Repeat the material exactly from its first line to the line that includes "const fitRange = [0, 300];". Skip pictures.
************
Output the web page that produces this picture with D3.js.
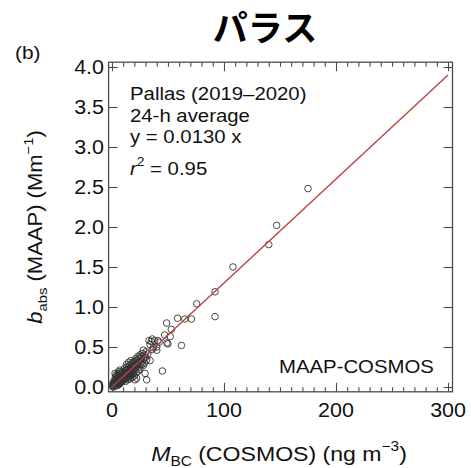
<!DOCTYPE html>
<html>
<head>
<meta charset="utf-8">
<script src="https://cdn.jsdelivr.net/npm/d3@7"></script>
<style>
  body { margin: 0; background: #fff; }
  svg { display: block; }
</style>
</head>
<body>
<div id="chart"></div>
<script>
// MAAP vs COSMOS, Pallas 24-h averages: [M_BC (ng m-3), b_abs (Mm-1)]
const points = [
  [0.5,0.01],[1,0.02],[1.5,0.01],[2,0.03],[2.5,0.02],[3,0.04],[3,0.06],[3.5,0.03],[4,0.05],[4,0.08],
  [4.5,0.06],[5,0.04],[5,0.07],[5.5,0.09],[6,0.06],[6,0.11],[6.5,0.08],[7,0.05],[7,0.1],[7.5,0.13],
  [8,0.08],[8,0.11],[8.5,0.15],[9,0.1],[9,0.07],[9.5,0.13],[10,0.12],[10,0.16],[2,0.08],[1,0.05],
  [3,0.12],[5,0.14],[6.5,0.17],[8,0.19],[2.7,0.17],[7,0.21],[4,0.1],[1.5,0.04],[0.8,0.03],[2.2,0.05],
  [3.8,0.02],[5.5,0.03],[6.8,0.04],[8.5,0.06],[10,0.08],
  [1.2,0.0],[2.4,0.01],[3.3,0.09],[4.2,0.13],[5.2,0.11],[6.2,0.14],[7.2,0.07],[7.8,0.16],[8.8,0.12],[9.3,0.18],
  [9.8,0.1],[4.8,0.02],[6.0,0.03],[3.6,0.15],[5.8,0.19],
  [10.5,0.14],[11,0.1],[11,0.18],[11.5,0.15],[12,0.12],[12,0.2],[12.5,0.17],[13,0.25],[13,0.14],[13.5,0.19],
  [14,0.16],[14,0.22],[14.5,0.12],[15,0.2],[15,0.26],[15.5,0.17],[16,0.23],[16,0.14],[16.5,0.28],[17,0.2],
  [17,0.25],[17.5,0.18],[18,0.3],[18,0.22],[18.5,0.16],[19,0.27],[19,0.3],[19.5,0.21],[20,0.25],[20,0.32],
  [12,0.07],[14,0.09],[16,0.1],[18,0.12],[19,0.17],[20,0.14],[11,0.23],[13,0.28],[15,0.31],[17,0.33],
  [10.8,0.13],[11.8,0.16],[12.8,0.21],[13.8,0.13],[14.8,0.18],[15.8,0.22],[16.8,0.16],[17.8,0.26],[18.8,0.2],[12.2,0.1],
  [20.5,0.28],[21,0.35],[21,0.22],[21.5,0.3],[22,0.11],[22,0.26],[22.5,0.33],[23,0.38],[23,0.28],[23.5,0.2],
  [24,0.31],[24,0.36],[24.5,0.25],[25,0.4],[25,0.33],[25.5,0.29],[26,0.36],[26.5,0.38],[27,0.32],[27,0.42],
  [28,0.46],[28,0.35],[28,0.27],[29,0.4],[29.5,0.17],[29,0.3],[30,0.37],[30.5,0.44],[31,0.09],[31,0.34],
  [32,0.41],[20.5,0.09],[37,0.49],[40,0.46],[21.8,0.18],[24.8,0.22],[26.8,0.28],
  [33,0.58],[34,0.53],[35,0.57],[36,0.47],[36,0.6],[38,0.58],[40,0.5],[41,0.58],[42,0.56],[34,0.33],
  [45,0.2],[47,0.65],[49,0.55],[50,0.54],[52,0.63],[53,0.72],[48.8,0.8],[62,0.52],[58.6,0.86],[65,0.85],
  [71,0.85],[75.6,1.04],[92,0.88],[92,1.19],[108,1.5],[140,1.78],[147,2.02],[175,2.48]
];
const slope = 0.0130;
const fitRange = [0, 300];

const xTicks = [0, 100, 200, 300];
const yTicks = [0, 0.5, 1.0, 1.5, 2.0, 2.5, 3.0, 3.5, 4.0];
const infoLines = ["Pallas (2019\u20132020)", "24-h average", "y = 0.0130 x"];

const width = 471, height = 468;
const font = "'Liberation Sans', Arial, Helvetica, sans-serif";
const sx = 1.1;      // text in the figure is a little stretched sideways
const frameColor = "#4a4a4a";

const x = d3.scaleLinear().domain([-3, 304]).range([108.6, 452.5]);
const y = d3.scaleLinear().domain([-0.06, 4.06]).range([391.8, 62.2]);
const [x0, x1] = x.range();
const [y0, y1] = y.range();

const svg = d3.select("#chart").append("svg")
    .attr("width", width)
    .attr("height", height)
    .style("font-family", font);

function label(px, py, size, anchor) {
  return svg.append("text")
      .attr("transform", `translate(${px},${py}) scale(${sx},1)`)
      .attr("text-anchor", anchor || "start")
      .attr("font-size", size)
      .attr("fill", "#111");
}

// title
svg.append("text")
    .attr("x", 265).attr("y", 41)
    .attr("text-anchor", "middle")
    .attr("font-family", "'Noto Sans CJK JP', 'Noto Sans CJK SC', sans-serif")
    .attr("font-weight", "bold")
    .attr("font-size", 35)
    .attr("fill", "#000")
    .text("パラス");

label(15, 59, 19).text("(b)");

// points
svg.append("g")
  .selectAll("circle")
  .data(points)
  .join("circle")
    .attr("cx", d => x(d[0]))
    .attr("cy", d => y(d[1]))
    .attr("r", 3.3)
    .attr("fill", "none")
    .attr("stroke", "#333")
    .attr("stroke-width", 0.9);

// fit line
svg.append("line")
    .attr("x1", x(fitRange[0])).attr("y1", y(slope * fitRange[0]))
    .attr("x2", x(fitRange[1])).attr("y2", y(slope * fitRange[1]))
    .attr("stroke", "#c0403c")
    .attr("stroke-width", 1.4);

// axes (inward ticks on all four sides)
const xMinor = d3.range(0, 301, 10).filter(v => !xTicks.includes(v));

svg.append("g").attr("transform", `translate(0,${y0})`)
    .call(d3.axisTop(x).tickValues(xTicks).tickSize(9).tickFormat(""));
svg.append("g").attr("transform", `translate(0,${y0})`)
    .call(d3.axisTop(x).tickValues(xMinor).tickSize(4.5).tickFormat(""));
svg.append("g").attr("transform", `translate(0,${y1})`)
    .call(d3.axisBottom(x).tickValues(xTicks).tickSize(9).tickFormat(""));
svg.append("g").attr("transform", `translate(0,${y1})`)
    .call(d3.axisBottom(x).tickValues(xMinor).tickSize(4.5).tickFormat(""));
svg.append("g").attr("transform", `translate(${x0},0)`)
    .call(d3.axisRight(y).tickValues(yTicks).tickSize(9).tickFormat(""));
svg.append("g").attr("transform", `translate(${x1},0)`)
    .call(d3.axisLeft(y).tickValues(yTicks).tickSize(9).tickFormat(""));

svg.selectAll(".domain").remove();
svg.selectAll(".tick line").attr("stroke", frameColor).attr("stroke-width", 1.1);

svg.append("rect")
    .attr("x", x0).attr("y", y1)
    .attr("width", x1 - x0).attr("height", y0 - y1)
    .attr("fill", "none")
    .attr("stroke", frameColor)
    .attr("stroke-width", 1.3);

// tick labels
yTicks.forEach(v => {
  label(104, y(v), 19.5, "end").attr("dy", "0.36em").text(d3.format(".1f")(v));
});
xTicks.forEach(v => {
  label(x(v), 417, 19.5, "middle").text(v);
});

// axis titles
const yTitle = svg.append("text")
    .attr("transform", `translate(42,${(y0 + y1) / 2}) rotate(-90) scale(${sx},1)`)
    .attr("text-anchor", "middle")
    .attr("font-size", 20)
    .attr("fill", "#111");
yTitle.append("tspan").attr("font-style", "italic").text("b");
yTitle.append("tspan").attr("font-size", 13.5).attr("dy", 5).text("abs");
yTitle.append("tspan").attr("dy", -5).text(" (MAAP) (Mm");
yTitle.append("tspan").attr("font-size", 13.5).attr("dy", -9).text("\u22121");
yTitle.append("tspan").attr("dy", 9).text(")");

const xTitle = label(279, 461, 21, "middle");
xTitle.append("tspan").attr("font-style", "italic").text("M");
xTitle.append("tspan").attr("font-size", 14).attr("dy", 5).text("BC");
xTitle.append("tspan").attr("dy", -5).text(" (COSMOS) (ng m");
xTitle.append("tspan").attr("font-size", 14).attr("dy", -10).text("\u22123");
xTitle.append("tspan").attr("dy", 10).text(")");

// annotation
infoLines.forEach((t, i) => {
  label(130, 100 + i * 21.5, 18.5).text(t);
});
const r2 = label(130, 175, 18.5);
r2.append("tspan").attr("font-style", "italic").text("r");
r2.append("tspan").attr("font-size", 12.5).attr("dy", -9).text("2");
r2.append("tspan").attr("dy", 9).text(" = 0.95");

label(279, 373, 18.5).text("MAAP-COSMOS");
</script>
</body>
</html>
************
TASK ANSWER:
Output the web page that produces this picture with D3.js.
<!DOCTYPE html>
<html>
<head>
<meta charset="utf-8">
<script src="https://cdn.jsdelivr.net/npm/d3@7"></script>
<style>
  body { margin: 0; background: #fff; }
  svg { display: block; }
</style>
</head>
<body>
<div id="chart"></div>
<script>
// MAAP vs COSMOS, Pallas 24-h averages: [M_BC (ng m-3), b_abs (Mm-1)]
const points = [
  [0.5,0.01],[1,0.02],[1.5,0.01],[2,0.03],[2.5,0.02],[3,0.04],[3,0.06],[3.5,0.03],[4,0.05],[4,0.08],
  [4.5,0.06],[5,0.04],[5,0.07],[5.5,0.09],[6,0.06],[6,0.11],[6.5,0.08],[7,0.05],[7,0.1],[7.5,0.13],
  [8,0.08],[8,0.11],[8.5,0.15],[9,0.1],[9,0.07],[9.5,0.13],[10,0.12],[10,0.16],[2,0.08],[1,0.05],
  [3,0.12],[5,0.14],[6.5,0.17],[8,0.19],[2.7,0.17],[7,0.21],[4,0.1],[1.5,0.04],[0.8,0.03],[2.2,0.05],
  [3.8,0.02],[5.5,0.03],[6.8,0.04],[8.5,0.06],[10,0.08],
  [1.2,0.0],[2.4,0.01],[3.3,0.09],[4.2,0.13],[5.2,0.11],[6.2,0.14],[7.2,0.07],[7.8,0.16],[8.8,0.12],[9.3,0.18],
  [9.8,0.1],[4.8,0.02],[6.0,0.03],[3.6,0.15],[5.8,0.19],
  [10.5,0.14],[11,0.1],[11,0.18],[11.5,0.15],[12,0.12],[12,0.2],[12.5,0.17],[13,0.25],[13,0.14],[13.5,0.19],
  [14,0.16],[14,0.22],[14.5,0.12],[15,0.2],[15,0.26],[15.5,0.17],[16,0.23],[16,0.14],[16.5,0.28],[17,0.2],
  [17,0.25],[17.5,0.18],[18,0.3],[18,0.22],[18.5,0.16],[19,0.27],[19,0.3],[19.5,0.21],[20,0.25],[20,0.32],
  [12,0.07],[14,0.09],[16,0.1],[18,0.12],[19,0.17],[20,0.14],[11,0.23],[13,0.28],[15,0.31],[17,0.33],
  [10.8,0.13],[11.8,0.16],[12.8,0.21],[13.8,0.13],[14.8,0.18],[15.8,0.22],[16.8,0.16],[17.8,0.26],[18.8,0.2],[12.2,0.1],
  [20.5,0.28],[21,0.35],[21,0.22],[21.5,0.3],[22,0.11],[22,0.26],[22.5,0.33],[23,0.38],[23,0.28],[23.5,0.2],
  [24,0.31],[24,0.36],[24.5,0.25],[25,0.4],[25,0.33],[25.5,0.29],[26,0.36],[26.5,0.38],[27,0.32],[27,0.42],
  [28,0.46],[28,0.35],[28,0.27],[29,0.4],[29.5,0.17],[29,0.3],[30,0.37],[30.5,0.44],[31,0.09],[31,0.34],
  [32,0.41],[20.5,0.09],[37,0.49],[40,0.46],[21.8,0.18],[24.8,0.22],[26.8,0.28],
  [33,0.58],[34,0.53],[35,0.57],[36,0.47],[36,0.6],[38,0.58],[40,0.5],[41,0.58],[42,0.56],[34,0.33],
  [45,0.2],[47,0.65],[49,0.55],[50,0.54],[52,0.63],[53,0.72],[48.8,0.8],[62,0.52],[58.6,0.86],[65,0.85],
  [71,0.85],[75.6,1.04],[92,0.88],[92,1.19],[108,1.5],[140,1.78],[147,2.02],[175,2.48]
];
const slope = 0.0130;
const fitRange = [0, 300];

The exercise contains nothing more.